Ian Nash's article on the Further Education Funding Council's allocations (TES, May 5) quotes me as saying "we will have to teach 6 per cent more students for no more money". This is true, but only goes halfway towards explaining the widespread disquiet about the FEFC's recent decisions to rein in "high-funded" colleges in their expansion plans. There are a number of more important criticisms.
First, the allocation process changed at the last minute without consultation. This whipped the rug from under colleges who have earnestly shared three-year plans with the FEFC. These included staffing strategies, financial projections and property plans based on assumptions that are now in doubt.
Second, the new criterion makes it more difficult for high-funded colleges to lower costs calmly. Offering expansion at marginal cost to cheap colleges actually widens the unit cost gap rather than closing it - and makes no saving either.
Third, it works against student opportunities and the achievement of the national training targets. Further improvements in the numbers achieving qualifications will require growth in the inner cities at the very colleges that are now being hacked back. To take a local example, it seems plain daft to hold back growth in an area with the highest youth unemployment in Britain.

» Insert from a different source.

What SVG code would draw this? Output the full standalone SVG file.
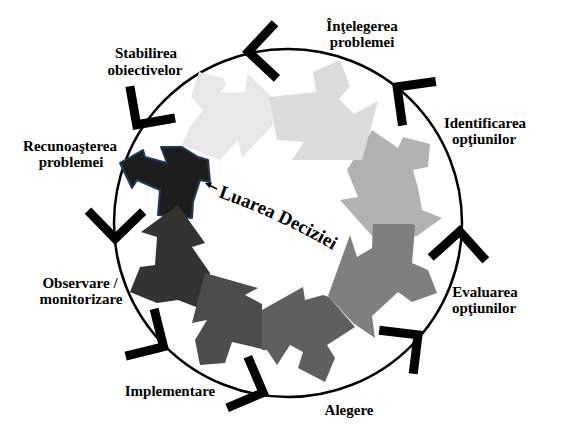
<svg xmlns="http://www.w3.org/2000/svg" xmlns:xlink="http://www.w3.org/1999/xlink" width="565" height="436" viewBox="0 0 565 436">
<style>
.lbl{font-family:"Liberation Serif","Times New Roman",serif;font-weight:bold;font-size:15px;fill:#000;text-anchor:middle}
.ctr{font-family:"Liberation Serif","Times New Roman",serif;font-weight:bold;font-size:19px;fill:#000}
.ring{fill:none;stroke:#000;stroke-width:2.5}
.chev{fill:#000}
</style>
<defs>
<polygon id="chev" points="0,0 -30.8,-30.8 -37.2,-24.4 -12.7,0 -37.2,24.4 -30.8,30.8"/>
<path id="curve" d="M218,197 Q278,218 338,253"/>
</defs>
<rect width="565" height="436" fill="#fff"/>
<g id="connectors">
<circle class="ring" cx="288" cy="223" r="174"/>
<use href="#chev" class="chev" transform="translate(242,52) rotate(178)"/>
<use href="#chev" class="chev" transform="translate(133,130) rotate(125)"/>
<use href="#chev" class="chev" transform="translate(115,245) rotate(91)"/>
<use href="#chev" class="chev" transform="translate(169,350) rotate(31)"/>
<use href="#chev" class="chev" transform="translate(269,395) rotate(22)"/>
<use href="#chev" class="chev" transform="translate(423,331) rotate(-38)"/>
<use href="#chev" class="chev" transform="translate(460,225) rotate(-87)"/>
<use href="#chev" class="chev" transform="translate(392,83) rotate(-143)"/>
</g>
<g id="seg-identificarea">
<polygon fill="#b2b2b2" points="372,130 398,148 403,137 430,144 428,167 413,170 418,188 422,210 442,218 417,236 380,238 373,237 340,200 358,197 347,170"/>
<text class="lbl" x="485" y="128">Identificarea</text>
<text class="lbl" x="484" y="144">opţiunilor</text>
</g>
<g id="seg-stabilirea">
<polygon fill="#e8e8e8" points="182,145 190,127 203,110 191,97 199,72 224,78 226,85 220,93 245,92 247,73 272,97 273,125 242,158 238,140 220,160"/>
<text class="lbl" x="146" y="58">Stabilirea</text>
<text class="lbl" x="145" y="75">obiectivelor</text>
</g>
<g id="seg-intelegerea">
<polygon fill="#dcdcdc" points="269,97 316,92 313,72 340,60 350,86 339,99 354,114 378,101 362,160 292,160 304,142 277,140"/>
<text class="lbl" x="362" y="31">Înţelegerea</text>
<text class="lbl" x="362" y="47">problemei</text>
</g>
<g id="seg-alegere">
<polygon fill="#5f5f5f" points="262,310 303,287 305,300 323,295 329,297 355,327 327,345 335,358 325,382 298,368 303,352 290,345 277,365 267,350 262,350"/>
<text class="lbl" x="349" y="415">Alegere</text>
</g>
<g id="seg-evaluarea">
<path fill="#7f7f7f" d="M373,224 L412,224 Q416,224 415,228 L412,263 L428,270 L437,293 L412,302 L398,292 L372,316 L375,338 L353,323 L328,296 L350,235 L357,257 L372,248 Z"/>
<text class="lbl" x="485" y="297">Evaluarea</text>
<text class="lbl" x="484" y="313">opţiunilor</text>
</g>
<g id="seg-recunoasterea">
<polygon fill="#1c1c1c" stroke="#1f3a5c" stroke-width="2" stroke-linejoin="round" points="120,163 143,150 145,157 167,163 161,147 182,147 198,157 208,160 210,182 200,180 193,202 192,218 158,215 160,190 137,180 132,188"/>
<text class="lbl" x="70" y="151">Recunoaşterea</text>
<text class="lbl" x="71" y="167">problemei</text>
</g>
<g id="seg-observare">
<polygon fill="#333333" points="178,205 205,243 192,247 210,273 205,300 196,307 178,300 157,303 130,292 140,267 155,265 157,237 141,232"/>
<text class="lbl" x="80" y="288">Observare /</text>
<text class="lbl" x="81" y="304">monitorizare</text>
</g>
<g id="seg-implementare">
<polygon fill="#4c4c4c" points="205,273 258,288 245,295 262,304 262,349 232,342 225,363 200,365 195,340 207,320 192,323"/>
<text class="lbl" x="170" y="396">Implementare</text>
</g>
<g id="center">
<line x1="217" y1="189" x2="210" y2="185.5" stroke="#000" stroke-width="1.5"/>
<polygon points="205,183 212,182.5 209.5,188" fill="#000"/>
<text class="ctr"><textPath href="#curve">Luarea Deciziei</textPath></text>
</g>
</svg>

A number of principals and FEFC offices share the worry that the reason available funds have now proved insufficient to meet planned growth is the number of "franchise" and "outreach" schemes. These have created impressive, if improbable, growth records for the colleges which were quick off the mark, but they offer no increase in skill levels and cut the money available for real expansion. It is here that any cuts should fall. How sad that the FEFC, which has created such a good reputation for consulting its sector, has chosen this most important of decisions - how to fund increased achievement - as the one to launch without proper discussion.